I think the sensitive nerve is a crossover from my work with new writers in all genres. I’ve taught classes at writer’s workshops and been on so many panels they all blur together. But I’ve had people storm out in a huff when I even suggested that a writer should consider if their craft is ready before publishing, and I’ve seen way too many people justify poor grammar and poor writing with 'style."
So yeah, my post wasn’t aimed at the person who tweeted that really. Their work could be amazing and the style thing could absolutely be valid.

But in the general, ‘state of furry literature’ angle. I definitely think we’d do well to elevate the genre and if we are comparing ourselves to our visual artists… well, as someone who spent four years in fine art school and was completely intimidated by it, I think our artists are insanely good… and I’ve ghosted some of their groups and boards and they definitely hold each other to a standard. So suggesting they don’t get criticized is a little out there.

And I also felt like the resounding answer on that thread was yeah, its of value, but it could be more valued. It seemed like a pretty positive response all in all.

I’ve posted as both a writer and as an artist, and while they’re VERY different experiences, “critique” has never been the difference. Maybe in my case it’s because I’m a fairly good writer and only a middling artist?
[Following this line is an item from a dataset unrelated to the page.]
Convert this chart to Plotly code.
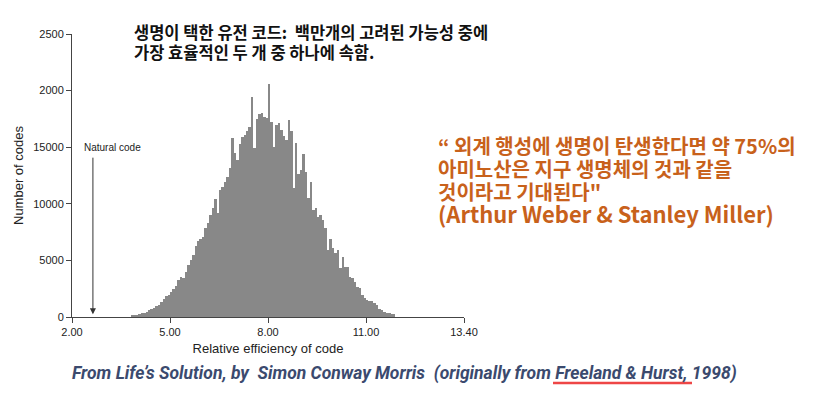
import numpy as np
import plotly.graph_objects as go

# ---- data -------------------------------------------------------------
bin_start = 3.8
bin_width = 0.075
counts = [
    120, 150, 180, 240, 320, 380, 480, 580, 700, 820,
    950, 1080, 1350, 1600, 1850, 1950, 2200, 2500, 2700, 3300,
    3500, 3450, 4000, 4600, 5000, 5450, 6300, 6700, 6850, 7100,
    7850, 8300, 9000, 9600, 10400, 9150, 11200, 11500, 11900, 12400,
    13200, 15780, 14500, 13860, 15300, 15900, 16100, 16400, 16800, 19450,
    14900, 17500, 17900, 18000, 17700, 17600, 20570, 17250, 15040, 16950,
    17100, 16500, 16000, 15600, 17400, 16400, 11360, 15400, 12600, 13000,
    14400, 12800, 10500, 11900, 9450, 9600, 8800, 9000, 8600, 7830,
    5920, 6900, 6100, 5620, 5920, 4300, 5330, 4440, 4440, 3560,
    3415, 3120, 2680, 2530, 1940, 1650, 1500, 1440, 1385, 1200,
    1060, 750, 620, 470, 380, 325, 265, 265,
]
x_tick_vals = [2, 5, 8, 11, 14]
x_tick_text = ["2.00", "5.00", "8.00", "11.00", "13.40"]
y_tick_vals = [0, 5000, 10000, 15000, 20000, 25000]
y_tick_text = ["0", "5000", "10000", "15000", "2000", "2500"]
natural_code_x = 2.64

title_lines = ["생명이 택한 유전 코드:  백만개의 고려된 가능성 중에",
               "가장 효율적인 두 개 중 하나에 속함."]
quote_lines = ["“ 외계 행성에 생명이 탄생한다면 약 75%의",
               "아미노산은 지구 생명체의 것과 같을",
               "것이라고 기대된다\"",
               "(Arthur Weber &amp; Stanley Miller)"]
caption = "From Life’s Solution, by  Simon Conway Morris  (originally from Freeland &amp; Hurst, 1998)"

bin_centers = bin_start + bin_width * (np.arange(len(counts)) + 0.5)

# ---- layout geometry (page pixels; the page body adds an 8px offset) --
OFF = 8
W, H = 814 - 2 * OFF, 395 - 2 * OFF
L, R, T, B = 72, 464, 34, 317          # plot area in page pixels
def px(xp):
    return (xp - L) / (R - L)
def py(yp):
    return (B - yp) / (B - T)

# ---- figure -----------------------------------------------------------
fig = go.Figure()
fig.add_trace(go.Bar(
    x=bin_centers, y=counts, width=bin_width,
    marker=dict(color="#888888", line=dict(width=0)),
    hoverinfo="skip",
))

sans = "Liberation Sans, Arial, sans-serif"
axis_font = dict(family=sans, size=11, color="#222")

fig.update_layout(
    width=W, height=H,
    margin=dict(l=L - OFF, r=W - (R - OFF), t=T - OFF, b=H - (B - OFF), autoexpand=False),
    paper_bgcolor="white", plot_bgcolor="white",
    showlegend=False, bargap=0,
    xaxis=dict(
        range=[2, 14], tickvals=x_tick_vals, ticktext=x_tick_text,
        showgrid=False, zeroline=False, showline=True, linecolor="#444", linewidth=1,
        ticks="outside", ticklen=5, tickcolor="#444", tickfont=axis_font,
        title=dict(text="Relative efficiency of code",
                   font=dict(family=sans, size=13, color="#222"), standoff=6),
    ),
    yaxis=dict(
        range=[0, 25000], tickvals=y_tick_vals, ticktext=y_tick_text,
        showgrid=False, zeroline=False, showline=True, linecolor="#444", linewidth=1,
        ticks="outside", ticklen=5, tickcolor="#444", tickfont=axis_font,
        title=dict(text="Number of codes",
                   font=dict(family=sans, size=13, color="#222"), standoff=6),
    ),
)

# Natural code arrow + label
fig.add_annotation(
    x=natural_code_x, y=250, xref="x", yref="y", text="",
    showarrow=True, ax=0, ay=-158, axref="pixel", ayref="pixel",
    arrowhead=2, arrowsize=1.2, arrowwidth=1, arrowcolor="#333",
)
fig.add_annotation(
    x=px(82), y=py(147), xref="paper", yref="paper", text="Natural code",
    showarrow=False, xanchor="left", yanchor="middle",
    font=dict(family=sans, size=10, color="#222"),
)

# Korean title (black, bold) - single block, 20px line spacing
fig.add_annotation(
    x=px(132), y=py(42), xref="paper", yref="paper",
    xanchor="left", yanchor="middle", align="left", showarrow=False,
    text="<br>".join(f'<span style="font-size:16.5px"><b>{l}</b></span>' for l in title_lines),
    font=dict(family="Noto Sans CJK KR", size=15.4, color="#111"),
)

# Orange quote - single block, ~23px line spacing
quote_sizes = [20, 20, 20, 22]
fig.add_annotation(
    x=px(436), y=py(180), xref="paper", yref="paper",
    xanchor="left", yanchor="middle", align="left", showarrow=False,
    text="<br>".join(f'<span style="font-size:{s}px"><b>{l}</b></span>'
                     for l, s in zip(quote_lines, quote_sizes)),
    font=dict(family="Noto Sans CJK KR", size=17.7, color="#c8611b"),
)

# Caption
fig.add_annotation(
    x=px(404), y=py(373), xref="paper", yref="paper",
    xanchor="center", yanchor="middle", showarrow=False,
    text=f"<b><i>{caption}</i></b>",
    font=dict(family="Roboto, Noto Sans, sans-serif", size=17.5, color="#3b4a6e"),
)
fig.add_shape(
    type="line", xref="paper", yref="paper",
    x0=px(553), x1=px(692), y0=py(383), y1=py(383),
    line=dict(color="#ee4646", width=2.5),
)

fig.write_html("out.html")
But I get just as much if not more critique and negative feedback on my drawing or fursuit posts as I ever have on my stories. (And frankly, the idea that artists don’t get critique makes me laugh. Spend some time around artists, you’ll find vociferous opinions about art, craft, solicited and unsolicited critique, people arguing for support, people insisting on their “style”, all that stuff is right there.)

I feel the real difference has to do with investment.
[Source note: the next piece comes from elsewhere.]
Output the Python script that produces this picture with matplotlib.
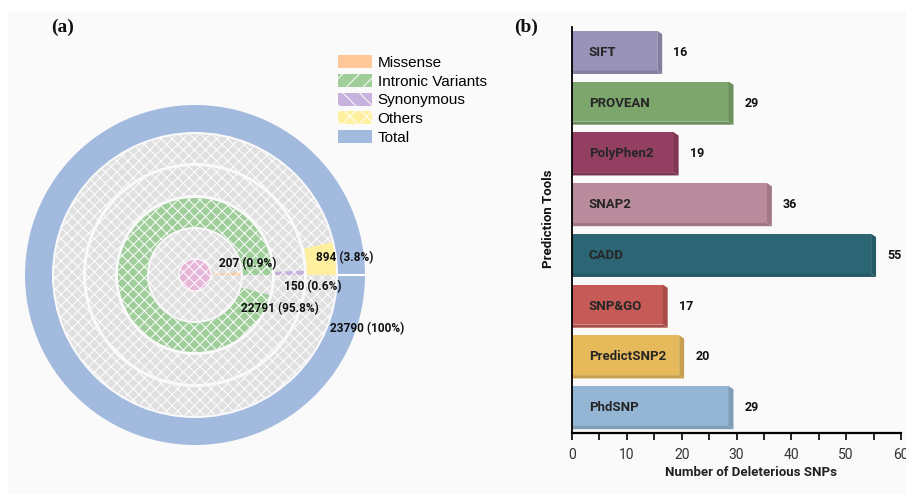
import numpy as np
import matplotlib.pyplot as plt
import matplotlib.colors as mcolors
from matplotlib.patches import Wedge, Circle, Rectangle, Polygon, Patch

plt.rcParams['font.family'] = ['Roboto', 'DejaVu Sans']
plt.rcParams['hatch.linewidth'] = 0.7

# variant classes in the SNP dataset (rings, inner to outer)
variant_types = ['Missense', 'Intronic Variants', 'Synonymous', 'Others', 'Total']
variant_counts = [207, 22791, 150, 894, 23790]

# deleterious SNPs reported by each prediction tool
tools = ['SIFT', 'PROVEAN', 'PolyPhen2', 'SNAP2', 'CADD', 'SNP&GO',
         'PredictSNP2', 'PhdSNP']
deleterious = [16, 29, 19, 36, 55, 17, 20, 29]

ring_colors = ['#ffc898', '#9fce9a', '#c6b2dc', '#fff0a0', '#a3badf']
legend_hatch = [None, '//', '\\\\', 'xx', None]
ring_radii = [(18, 46), (48, 77), (80, 109), (112, 141), (143, 170)]
bar_colors = ['#9a93b9', '#7da66c', '#933f62', '#ba8b9c', '#2c6675',
              '#c55a56', '#e6ba5b', '#94b6d4']

W, H = 906, 494
fig = plt.figure(figsize=(W / 100, H / 100), dpi=100)
fig.patches.append(Rectangle((8 / W, 0), 1 - 8 / W, 1 - 12 / H,
                             transform=fig.transFigure, color='#fafafa',
                             zorder=-10))

# ---- (a) radial bars ----
cx, cy, R = 195, 275, 185
ax1 = fig.add_axes([(cx - R) / W, (H - cy - R) / H, 2 * R / W, 2 * R / H])
ax1.set_xlim(-R, R)
ax1.set_ylim(-R, R)
ax1.axis('off')

total = variant_counts[-1]

# grey background tracks
for i, (r0, r1) in enumerate(ring_radii[:4]):
    inner = 0 if i == 0 else r0
    ax1.add_patch(Wedge((0, 0), r1, 0, 360, width=r1 - inner,
                        facecolor='#e0e0e0', edgecolor='white', hatch='xxx',
                        lw=0))
ax1.add_patch(Circle((0, 0), 16, facecolor='#e6b6d9', edgecolor='white',
                     hatch='xxx', lw=0.8))

for i, (name, n) in enumerate(zip(variant_types, variant_counts)):
    r0, r1 = ring_radii[i]
    ang = 360 * n / total
    hatch = None if name in ('Total', 'Others') else 'xxx'
    ax1.add_patch(Wedge((0, 0), r1, 0, ang, width=r1 - r0,
                        facecolor=ring_colors[i], edgecolor='white',
                        hatch=hatch, lw=0))
ax1.plot([ring_radii[-1][0], ring_radii[-1][1]], [0, 0], color='white', lw=1.5)

label_pos = [(53, 11), (85, -34), (118, -12), (150, 17), (172, -54)]
for (lx, ly), n in zip(label_pos, variant_counts):
    pct = 100 * n / total
    txt = f'{n} ({pct:.0f}%)' if n == total else f'{n} ({pct:.1f}%)'
    ax1.text(lx, ly, txt, ha='center', va='center', fontsize=8.6,
             fontweight='bold', color='#111111')

handles = [Patch(facecolor=c, edgecolor='white', hatch=h, lw=0, label=t)
           for c, h, t in zip(ring_colors, legend_hatch, variant_types)]
fig.legend(handles=handles, loc='upper left',
           bbox_to_anchor=(338 / W, 1 - 55 / H), frameon=False,
           borderpad=0, borderaxespad=0, handlelength=2.2,
           handleheight=0.92, handletextpad=0.4, labelspacing=0.27,
           prop={'family': 'Liberation Sans', 'size': 11})

# ---- (b) horizontal bars with bevel ----
ax2 = fig.add_axes([572 / W, 61 / H, 329 / W, 406 / H])
ax2.set_facecolor('none')
ax2.set_xlim(0, 60)
ax2.set_ylim(7.5, -0.5)

h, dx, dy = 0.85, 0.45, 0.065
for i, (t, v, c) in enumerate(zip(tools, deleterious, bar_colors)):
    top, bot = i - h / 2, i + h / 2
    side = tuple(np.array(mcolors.to_rgb(c)) * 0.86)
    ax2.add_patch(Rectangle((0, top), v - dx, h - dy, facecolor=c, lw=0,
                            clip_on=False))
    ax2.add_patch(Polygon([(v - dx, top), (v + dx, top + dy), (v + dx, bot),
                           (v - dx, bot - dy)], closed=True, facecolor=side,
                          lw=0, clip_on=False))
    ax2.add_patch(Polygon([(0, bot - dy), (v - dx, bot - dy), (v + dx, bot),
                           (0, bot)], closed=True, facecolor=side, lw=0,
                          clip_on=False))
    ax2.text(3.1, i, t, ha='left', va='center', fontsize=9.5,
             fontweight='bold', color='#262626')
    ax2.annotate(str(v), (v + dx, i), xytext=(8, 0),
                 textcoords='offset points', ha='left', va='center',
                 fontsize=9, fontweight='bold', color='#111111')

for s in ('top', 'right'):
    ax2.spines[s].set_visible(False)
ax2.spines['left'].set_linewidth(1.3)
ax2.spines['bottom'].set_linewidth(1.6)
ax2.set_yticks([])
ax2.set_xticks(np.arange(0, 61, 10))
ax2.set_xticks(np.arange(5, 60, 10), minor=True)
ax2.tick_params(axis='x', which='both', direction='out', length=5,
                width=1.2, labelsize=10, pad=6, labelcolor='#333333')
ax2.set_xlabel('Number of Deleterious SNPs', fontsize=9.5, fontweight='bold',
               color='#222222')
ax2.xaxis.set_label_coords(0.544, -0.082)
ax2.set_ylabel('Prediction Tools', fontsize=9.5, fontweight='bold',
               color='#111111')
ax2.yaxis.set_label_coords(-0.052, 0.527)

for x, lab in [(63, '(a)'), (526, '(b)')]:
    fig.text(x / W, 1 - 27 / H, lab, ha='center', va='center', fontsize=14,
             fontweight='bold', family='Liberation Serif', color='#111111')

fig.savefig('out.png', dpi=100)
A person can invest very little in an artist in order to follow them. Glance at a picture and you’ve appreciated it, ta-da! It took half a second. Maybe it’ll take a whole minute if you want to really let the details sink in.

A story, though, requires considerably more time investment in order to appreciate and enjoy, so while one fan can easily follow and keep up with the complete output of hundreds of artists, they will quickly become overwhelmed and unable to read everything that’s posted after following just a comparative handful of writers.

There are only so many potential fans, and only so many hours in the day. It’s just simple math. So any given writer will have a harder time gathering a large number of invested followers than will a given artist of similar skill level.

It was worthwhile indeed! Thank you for letting us know. I was well pleased to see several of our esteemed fellow Guild members and forum peeps contributing to the conversation. As well as stumping for our books. <3


Furry is very much an artist’s fandom. It’s a visual thing for the most part, so writers are fighting that harder than they might have to in other groups. That doesn’t mean it isn’t valued, but it tends to be a very different audience.